Don't send init `closing_signed` too early after final HTLC removal 2023-08-shutdown-remove-early-sign
authorMatt Corallo <git@bluematt.me>
Sat, 26 Aug 2023 19:59:21 +0000 (19:59 +0000)
committerMatt Corallo <git@bluematt.me>
Sat, 11 Nov 2023 20:24:58 +0000 (20:24 +0000)
If we remove an HTLC (or fee update), commit, and receive our
counterparty's `revoke_and_ack`, we remove all knowledge of said
HTLC (or fee update). However, the latest local commitment
transaction that we can broadcast still contains the HTLC (or old
fee), thus we are not eligible for initiating the `closing_signed`
negotiation if we're shutting down and are generally expecting a
counterparty `commitment_signed` immediately.

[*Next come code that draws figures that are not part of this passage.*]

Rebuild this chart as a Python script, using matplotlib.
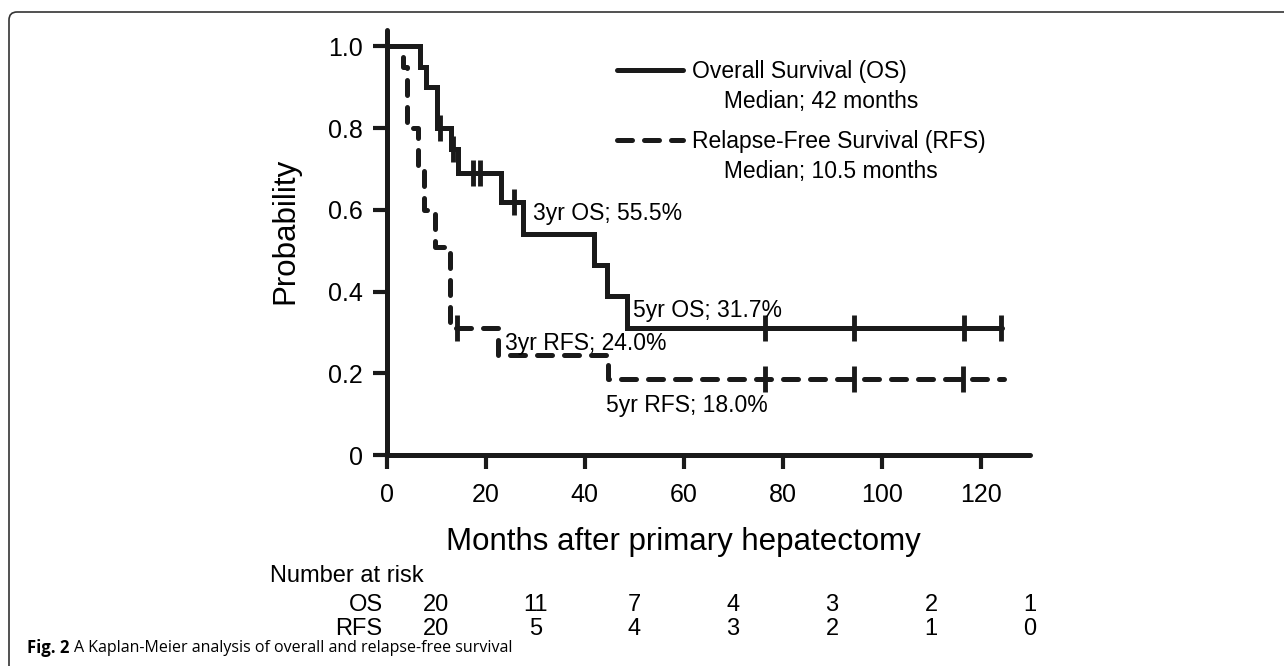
import numpy as np
import matplotlib.pyplot as plt
from matplotlib.lines import Line2D
from matplotlib.patches import FancyBboxPatch

plt.rcParams['font.family'] = ['Liberation Sans', 'DejaVu Sans']

# Kaplan-Meier steps (months, survival)
os_t = [0, 6.7, 7.9, 10.1, 13.0, 14.4, 23.1, 27.5, 41.9, 44.6, 48.6, 124.4]
os_s = [1.0, 0.95, 0.90, 0.80, 0.75, 0.69, 0.62, 0.54, 0.465, 0.39, 0.31, 0.31]
os_cens = [10.8, 13.3, 17.4, 18.8, 25.8, 76.5, 94.5, 116.6, 124.1]

rfs_t = [0, 3.3, 4.0, 6.4, 7.6, 9.8, 12.8, 22.5, 44.8, 124.8]
rfs_s = [1.0, 0.95, 0.80, 0.70, 0.60, 0.51, 0.31, 0.245, 0.185, 0.185]
rfs_cens = [14.1, 76.5, 94.5, 116.4]

# number at risk table
risk_months = [10, 30, 50, 70, 90, 110, 130]
risk_os = [20, 11, 7, 4, 3, 2, 1]
risk_rfs = [20, 5, 4, 3, 2, 1, 0]

# annotations: (text, month, probability)
notes = [('3yr OS; 55.5%', 29.5, 0.592),
         ('5yr OS; 31.7%', 49.7, 0.354),
         ('3yr RFS; 24.0%', 23.9, 0.273),
         ('5yr RFS; 18.0%', 44.4, 0.122)]

ink = '#1a1a1a'
lw = 3.6


def step_value(t, s, x):
    i = np.searchsorted(t, x, side='right') - 1
    return np.asarray(s)[i]


fig = plt.figure(figsize=(12.84, 6.66), dpi=100)
ax = fig.add_axes([0.3012, 0.3168, 0.501, 0.638])

ax.step(os_t, os_s, where='post', color=ink, lw=lw, solid_capstyle='round',
        solid_joinstyle='miter')
ax.step(rfs_t, rfs_s, where='post', color=ink, lw=lw,
        linestyle=(0, (3.0, 2.4)), dash_capstyle='round')
ax.plot(os_cens, step_value(os_t, os_s, os_cens), ls='none', marker='|',
        ms=19, mew=3.5, color=ink)
ax.plot(rfs_cens, step_value(rfs_t, rfs_s, rfs_cens), ls='none', marker='|',
        ms=19, mew=3.5, color=ink)

for txt, x, y in notes:
    ax.text(x, y, txt, fontsize=16.5, va='center', ha='left')

# legend, drawn as two blocks so the line sits on the first text row
blank = Line2D([], [], ls='none')
h1 = Line2D([], [], color=ink, lw=lw, solid_capstyle='round')
h2 = Line2D([], [], color=ink, lw=lw, linestyle=(0, (3.0, 2.4)),
            dash_capstyle='round')
kw = dict(frameon=False, fontsize=16.5, handlelength=2.9, handletextpad=0.35,
          borderpad=0, borderaxespad=0, labelspacing=0.3, loc='upper left')
leg1 = ax.legend([h1, blank], ['Overall Survival (OS)', '     Median; 42 months'],
                 bbox_to_anchor=(0.358, 0.93), **kw)
ax.add_artist(leg1)
ax.legend([h2, blank], ['Relapse-Free Survival (RFS)', '     Median; 10.5 months'],
          bbox_to_anchor=(0.358, 0.765), **kw)

ax.set_xlim(0, 130)
ax.set_ylim(0, 1.04)
ax.set_xticks([0, 20, 40, 60, 80, 100, 120])
ax.set_yticks([0, 0.2, 0.4, 0.6, 0.8, 1.0])
ax.set_yticklabels(['0', '0.2', '0.4', '0.6', '0.8', '1.0'])
ax.tick_params(direction='out', length=10, width=3, color=ink, labelsize=18,
               pad=7)
ax.tick_params(axis='x', pad=10)
for side in ['top', 'right']:
    ax.spines[side].set_visible(False)
for side in ['left', 'bottom']:
    ax.spines[side].set_linewidth(lw)
    ax.spines[side].set_color(ink)
    ax.spines[side].set_capstyle('round')

ax.set_xlabel('Months after primary hepatectomy', fontsize=22.5)
ax.xaxis.set_label_coords(60 / 130, -0.17)
ax.set_ylabel('Probability', fontsize=22.5)
ax.yaxis.set_label_coords(-0.135, 0.527)

# number at risk
fs_risk = 17
fig.text(0.21, 0.135, 'Number at risk', fontsize=fs_risk, va='center')
for lab, vals, yy in [('OS', risk_os, 0.092), ('RFS', risk_rfs, 0.056)]:
    fig.text(0.298, yy, lab, fontsize=fs_risk, va='center', ha='right')
    for m, v in zip(risk_months, vals):
        xf = ax.transData.transform((m, 0))[0] / fig.bbox.width
        fig.text(xf, yy, str(v), fontsize=fs_risk, va='center', ha='center')

# caption
r = fig.canvas.get_renderer()
cap_font = ['Open Sans', 'DejaVu Sans']
t1 = fig.text(0.021, 0.027, 'Fig. 2', fontsize=12, fontweight='bold',
              family=cap_font, va='center')
w = t1.get_window_extent(r).width / fig.bbox.width
fig.text(0.021 + w + 0.004, 0.027,
         'A Kaplan-Meier analysis of overall and relapse-free survival',
         fontsize=11.5, family=cap_font, va='center')

# outer frame
fig.patches.append(FancyBboxPatch((9, -20), 1300, 654 + 20, transform=None,
                                  boxstyle='round,pad=0,rounding_size=8',
                                  fill=False, lw=1.2, ec='#333333'))

fig.savefig('out.png', dpi=100)
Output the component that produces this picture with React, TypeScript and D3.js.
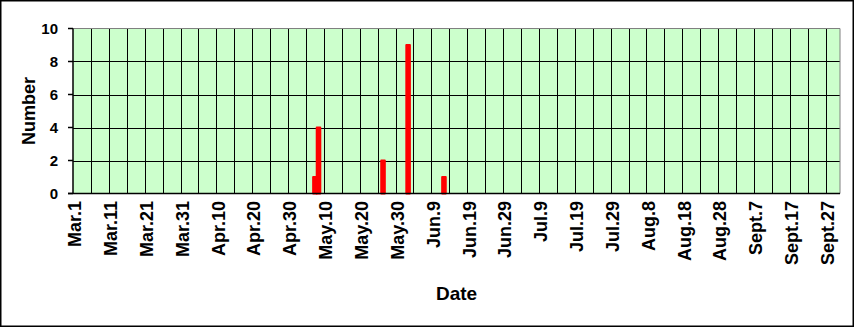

Because we don't have any tracking of these updates in the `Channel`
(only the `ChannelMonitor` is aware of the HTLC being in our latest
local commitment transaction), we'd previously send a
`closing_signed` too early, causing LDK<->LDK channels with an HTLC
pending towards the channel initiator at the time of `shutdown` to
always fail to cooperatively close.

To fix this race, we add an additional unpersisted bool to
`Channel` and use that to gate sending the initial `closing_signed`.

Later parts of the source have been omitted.